▶ Aim of the exercise
Gather all lines containing the string "chart" and copy them out.
= = = =
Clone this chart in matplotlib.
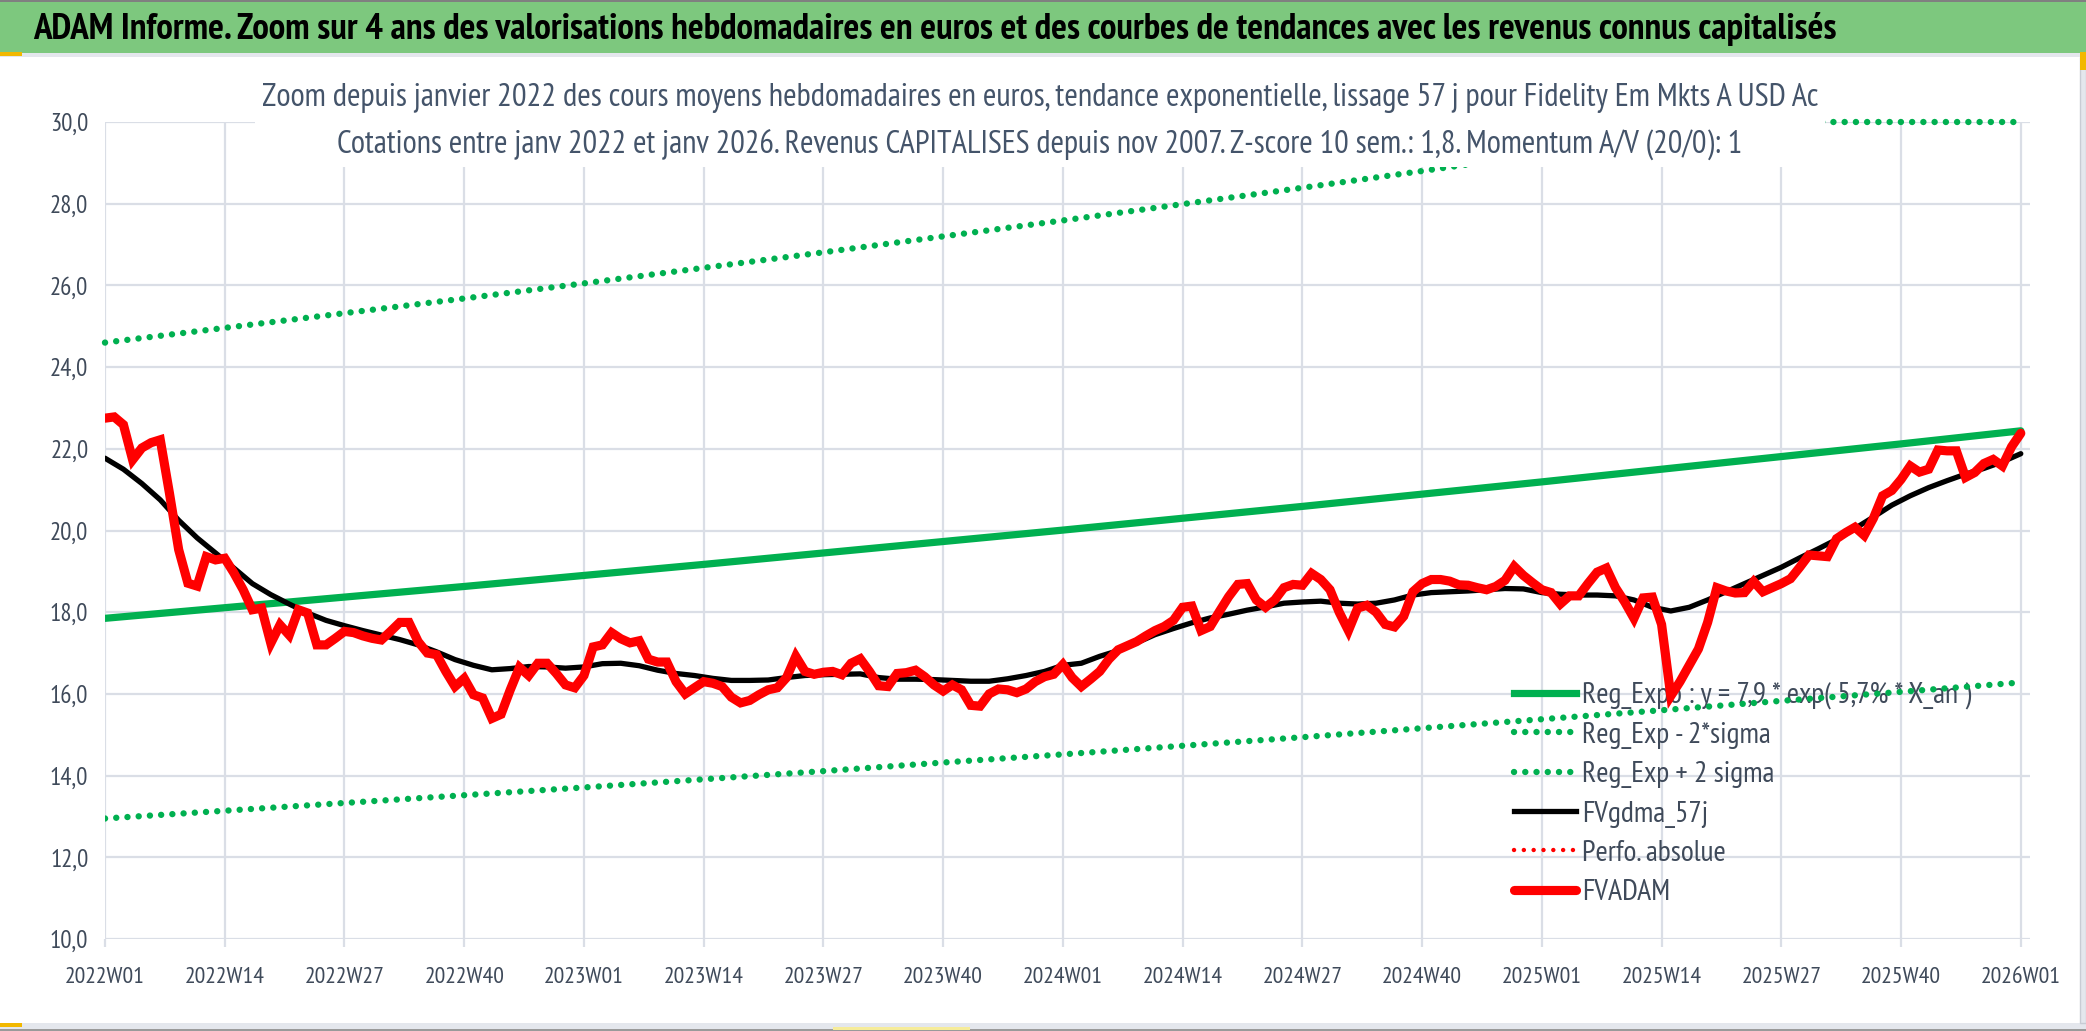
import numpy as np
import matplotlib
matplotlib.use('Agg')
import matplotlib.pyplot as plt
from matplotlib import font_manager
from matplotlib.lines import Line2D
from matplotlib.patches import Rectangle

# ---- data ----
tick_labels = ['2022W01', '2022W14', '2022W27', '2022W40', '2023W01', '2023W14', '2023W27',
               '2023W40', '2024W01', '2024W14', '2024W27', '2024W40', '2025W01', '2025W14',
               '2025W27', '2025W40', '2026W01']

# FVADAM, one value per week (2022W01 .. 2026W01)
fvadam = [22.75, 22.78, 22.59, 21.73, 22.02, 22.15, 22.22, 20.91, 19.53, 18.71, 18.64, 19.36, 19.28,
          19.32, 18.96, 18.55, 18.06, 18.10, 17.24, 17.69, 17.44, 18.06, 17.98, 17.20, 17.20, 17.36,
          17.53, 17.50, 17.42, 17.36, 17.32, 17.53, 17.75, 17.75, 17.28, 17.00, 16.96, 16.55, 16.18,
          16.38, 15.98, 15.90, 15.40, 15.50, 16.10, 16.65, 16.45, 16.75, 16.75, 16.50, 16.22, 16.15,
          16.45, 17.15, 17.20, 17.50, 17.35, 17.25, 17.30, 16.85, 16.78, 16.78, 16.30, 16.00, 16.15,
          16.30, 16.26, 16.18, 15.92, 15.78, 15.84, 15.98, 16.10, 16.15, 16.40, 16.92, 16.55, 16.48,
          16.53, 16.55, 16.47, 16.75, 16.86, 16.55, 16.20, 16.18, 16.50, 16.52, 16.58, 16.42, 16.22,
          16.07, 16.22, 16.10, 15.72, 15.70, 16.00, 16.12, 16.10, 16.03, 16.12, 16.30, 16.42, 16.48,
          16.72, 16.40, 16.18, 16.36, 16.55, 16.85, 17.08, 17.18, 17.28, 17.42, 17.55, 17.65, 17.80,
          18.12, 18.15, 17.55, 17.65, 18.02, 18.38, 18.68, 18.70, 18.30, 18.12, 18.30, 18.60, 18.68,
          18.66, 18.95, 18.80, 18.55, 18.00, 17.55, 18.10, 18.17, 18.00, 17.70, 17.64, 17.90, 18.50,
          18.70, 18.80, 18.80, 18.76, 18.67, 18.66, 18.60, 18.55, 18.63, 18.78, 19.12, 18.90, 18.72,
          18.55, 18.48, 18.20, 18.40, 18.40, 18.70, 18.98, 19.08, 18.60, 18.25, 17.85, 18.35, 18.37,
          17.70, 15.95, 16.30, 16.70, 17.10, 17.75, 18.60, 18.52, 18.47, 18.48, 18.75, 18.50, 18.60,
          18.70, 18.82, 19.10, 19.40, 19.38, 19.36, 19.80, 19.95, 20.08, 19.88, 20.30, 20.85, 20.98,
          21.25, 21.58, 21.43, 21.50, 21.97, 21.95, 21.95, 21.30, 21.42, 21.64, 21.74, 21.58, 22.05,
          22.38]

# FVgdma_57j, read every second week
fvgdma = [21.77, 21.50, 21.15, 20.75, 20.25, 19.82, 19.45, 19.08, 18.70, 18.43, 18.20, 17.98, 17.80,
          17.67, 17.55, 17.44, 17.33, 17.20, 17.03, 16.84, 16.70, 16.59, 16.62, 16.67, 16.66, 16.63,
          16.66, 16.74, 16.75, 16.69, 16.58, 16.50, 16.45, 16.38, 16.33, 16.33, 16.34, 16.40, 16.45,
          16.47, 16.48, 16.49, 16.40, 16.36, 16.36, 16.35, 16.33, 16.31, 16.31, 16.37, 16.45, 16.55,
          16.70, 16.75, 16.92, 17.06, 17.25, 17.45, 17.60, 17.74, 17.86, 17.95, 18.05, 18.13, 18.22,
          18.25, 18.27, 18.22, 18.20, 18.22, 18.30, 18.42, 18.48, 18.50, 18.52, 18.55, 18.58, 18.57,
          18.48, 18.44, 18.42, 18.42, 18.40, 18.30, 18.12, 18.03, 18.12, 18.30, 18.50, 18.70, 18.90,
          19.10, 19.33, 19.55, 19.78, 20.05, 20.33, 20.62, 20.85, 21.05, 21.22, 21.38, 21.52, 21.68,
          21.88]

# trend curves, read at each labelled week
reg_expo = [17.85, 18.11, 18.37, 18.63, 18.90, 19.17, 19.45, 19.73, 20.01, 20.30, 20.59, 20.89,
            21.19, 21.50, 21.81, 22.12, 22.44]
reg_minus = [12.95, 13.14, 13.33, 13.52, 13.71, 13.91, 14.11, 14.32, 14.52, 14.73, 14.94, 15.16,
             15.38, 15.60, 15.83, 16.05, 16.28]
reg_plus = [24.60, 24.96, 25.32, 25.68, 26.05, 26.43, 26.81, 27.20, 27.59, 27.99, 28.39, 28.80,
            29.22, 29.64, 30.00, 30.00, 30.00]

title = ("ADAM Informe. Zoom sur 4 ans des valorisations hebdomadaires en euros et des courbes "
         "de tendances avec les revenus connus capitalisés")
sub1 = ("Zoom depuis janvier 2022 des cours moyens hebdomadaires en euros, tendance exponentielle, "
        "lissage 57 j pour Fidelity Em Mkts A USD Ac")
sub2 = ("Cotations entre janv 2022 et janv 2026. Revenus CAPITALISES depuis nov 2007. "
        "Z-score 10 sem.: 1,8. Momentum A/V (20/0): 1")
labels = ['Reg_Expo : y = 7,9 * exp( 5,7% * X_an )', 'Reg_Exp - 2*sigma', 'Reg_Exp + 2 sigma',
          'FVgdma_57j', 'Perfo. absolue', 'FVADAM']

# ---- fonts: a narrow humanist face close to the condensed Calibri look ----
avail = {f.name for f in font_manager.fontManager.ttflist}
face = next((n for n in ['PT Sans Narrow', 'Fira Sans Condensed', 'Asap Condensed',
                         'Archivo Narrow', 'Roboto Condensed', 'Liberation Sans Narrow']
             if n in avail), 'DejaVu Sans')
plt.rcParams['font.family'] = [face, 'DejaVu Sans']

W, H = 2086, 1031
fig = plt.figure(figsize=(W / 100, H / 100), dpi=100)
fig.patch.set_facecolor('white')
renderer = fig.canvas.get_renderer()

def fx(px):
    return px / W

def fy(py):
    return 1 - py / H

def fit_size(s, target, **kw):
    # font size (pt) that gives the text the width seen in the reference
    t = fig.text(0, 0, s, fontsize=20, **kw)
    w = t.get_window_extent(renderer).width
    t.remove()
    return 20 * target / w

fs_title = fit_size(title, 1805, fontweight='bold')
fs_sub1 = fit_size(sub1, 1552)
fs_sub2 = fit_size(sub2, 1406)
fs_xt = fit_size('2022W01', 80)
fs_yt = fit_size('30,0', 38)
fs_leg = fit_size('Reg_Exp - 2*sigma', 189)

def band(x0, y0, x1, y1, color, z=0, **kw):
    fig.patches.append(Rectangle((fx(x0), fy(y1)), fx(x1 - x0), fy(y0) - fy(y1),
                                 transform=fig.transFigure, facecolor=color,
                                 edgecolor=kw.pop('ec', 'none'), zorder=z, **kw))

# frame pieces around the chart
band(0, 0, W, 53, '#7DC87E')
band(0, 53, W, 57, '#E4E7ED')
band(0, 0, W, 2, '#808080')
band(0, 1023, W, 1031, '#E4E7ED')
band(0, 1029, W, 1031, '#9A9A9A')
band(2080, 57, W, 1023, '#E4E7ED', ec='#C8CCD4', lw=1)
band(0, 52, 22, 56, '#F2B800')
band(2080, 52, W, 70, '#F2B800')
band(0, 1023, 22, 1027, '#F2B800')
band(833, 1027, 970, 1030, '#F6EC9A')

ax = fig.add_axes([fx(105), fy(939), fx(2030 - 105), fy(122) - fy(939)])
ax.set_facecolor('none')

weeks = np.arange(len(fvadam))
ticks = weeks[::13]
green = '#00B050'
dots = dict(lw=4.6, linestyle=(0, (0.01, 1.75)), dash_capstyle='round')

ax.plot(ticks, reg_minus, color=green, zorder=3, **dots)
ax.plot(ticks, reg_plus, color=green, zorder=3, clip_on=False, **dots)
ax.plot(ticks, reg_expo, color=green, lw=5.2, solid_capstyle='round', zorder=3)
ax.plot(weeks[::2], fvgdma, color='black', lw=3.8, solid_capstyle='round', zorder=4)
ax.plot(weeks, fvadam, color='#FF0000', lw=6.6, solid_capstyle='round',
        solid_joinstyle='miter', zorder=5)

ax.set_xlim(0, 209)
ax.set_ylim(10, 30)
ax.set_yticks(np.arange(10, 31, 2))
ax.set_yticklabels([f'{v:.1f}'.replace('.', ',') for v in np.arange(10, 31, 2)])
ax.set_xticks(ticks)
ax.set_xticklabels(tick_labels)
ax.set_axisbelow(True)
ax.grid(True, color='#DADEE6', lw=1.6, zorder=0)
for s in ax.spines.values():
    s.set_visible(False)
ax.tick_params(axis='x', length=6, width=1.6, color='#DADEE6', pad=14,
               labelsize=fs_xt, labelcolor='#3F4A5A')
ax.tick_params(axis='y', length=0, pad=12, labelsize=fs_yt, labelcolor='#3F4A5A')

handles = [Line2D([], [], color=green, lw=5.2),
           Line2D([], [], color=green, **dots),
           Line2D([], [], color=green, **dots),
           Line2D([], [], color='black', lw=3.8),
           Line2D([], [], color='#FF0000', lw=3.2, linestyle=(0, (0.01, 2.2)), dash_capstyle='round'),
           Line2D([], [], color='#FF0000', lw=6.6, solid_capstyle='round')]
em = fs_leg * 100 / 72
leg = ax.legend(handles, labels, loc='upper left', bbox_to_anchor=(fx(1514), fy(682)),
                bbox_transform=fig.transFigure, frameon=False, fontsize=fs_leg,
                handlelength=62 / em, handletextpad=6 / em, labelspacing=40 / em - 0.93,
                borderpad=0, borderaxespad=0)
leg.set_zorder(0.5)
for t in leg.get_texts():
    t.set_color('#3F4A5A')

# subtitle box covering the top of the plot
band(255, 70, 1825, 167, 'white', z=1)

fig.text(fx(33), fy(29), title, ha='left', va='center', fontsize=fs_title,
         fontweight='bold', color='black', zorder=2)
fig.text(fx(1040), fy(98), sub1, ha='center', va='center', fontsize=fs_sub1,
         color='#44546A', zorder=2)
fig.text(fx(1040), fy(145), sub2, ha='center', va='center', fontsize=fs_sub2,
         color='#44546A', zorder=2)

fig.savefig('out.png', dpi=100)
= = = =
▶ Output for this exercise
Clone this chart in matplotlib.
# frame pieces around the chart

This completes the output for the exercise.